MANILA, Philippines—In five months since February this year, the Bureau of Customs at the Ninoy Aquino International Airport (NAIA) has intercepted illegal drugs worth P24 million but has not been able to prosecute anybody since senders often use fictitious names and addresses.
“We tried tracing the senders. But in most cases, it was either no one with such name lived in the given address, or no such address existed,” Ed Macabeo, NAIA district collector for the BoC, told the Philippine Daily Inquirer over the phone.
On Wednesday, customs officials at the NAIA turned over their haul of at least six sacks containing assorted items of prohibited drugs to the Philippine Drug Enforcement Agency for their disposal.
The BOC and the PDEA estimated the value of the haul at P24 million.
Among the seized items were packets of methamphetamine hydrochloride, otherwise known as shabu, and regulated addictive substances like valium, ativan, dormicum, rivotril, and ritalin tablets.
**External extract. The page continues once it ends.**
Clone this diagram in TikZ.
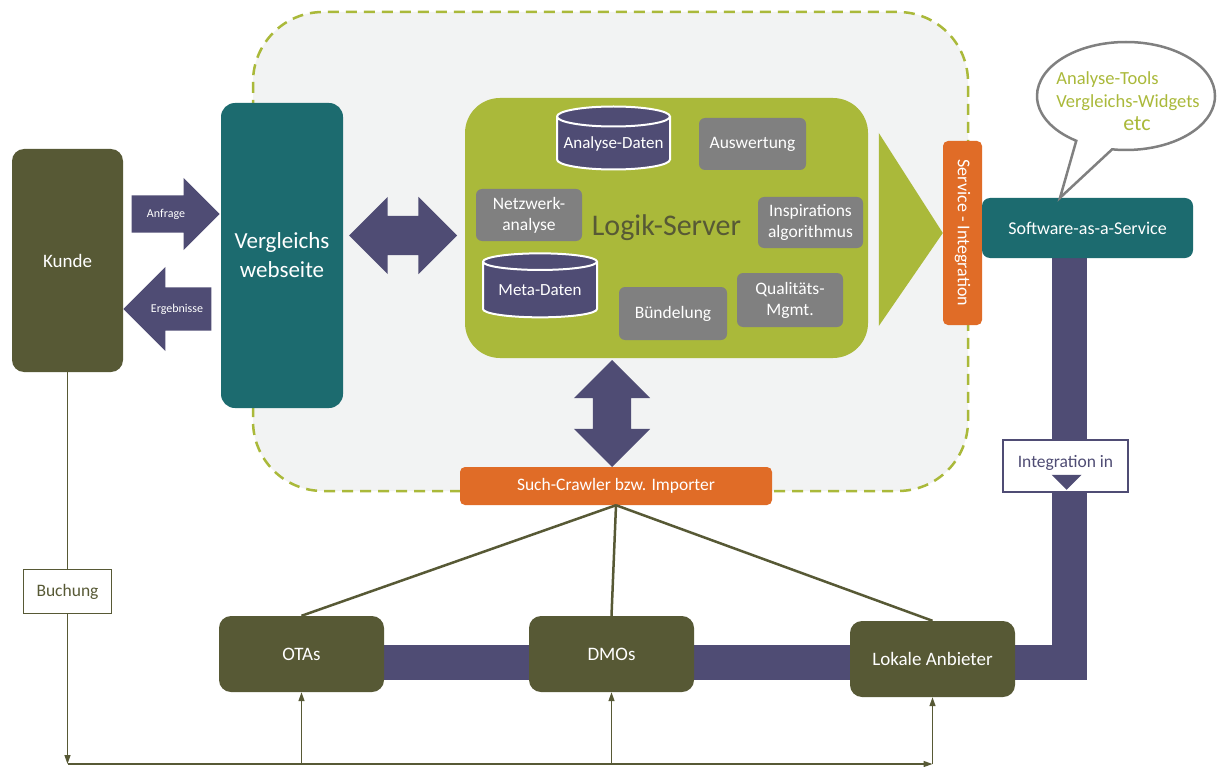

“Since December, we have made a conscious effort to intercept illegal drugs hidden in outbound cargoes. We had been receiving reports that some recipients who are clueless of the prohibited drugs hidden in shipment coming from the Philippines end up in jail,” Macabeo said.
In effect, customs officers, he added, have been nipping the movement of illegal drugs in the bud by stopping them right before they could get out of the country.
He explained that some overseas Filipino workers unknowingly fell into the trap and got jailed for a crime they had nothing to do with.
Macabeo said after getting such complaints, the BOC in NAIA set up a team to watch out for suspicious objects through its X-ray scanners.
These suspicious packages were opened and checked by examiners.
On Tuesday, the BOC seized an Israel-bound mail containing 15 grams of shabu hidden in fastened papers.
On Monday, on the other hand, customs officials found a package with 10 grams of white crystal-like substance suspected as shabu inside a piece of drinking straw.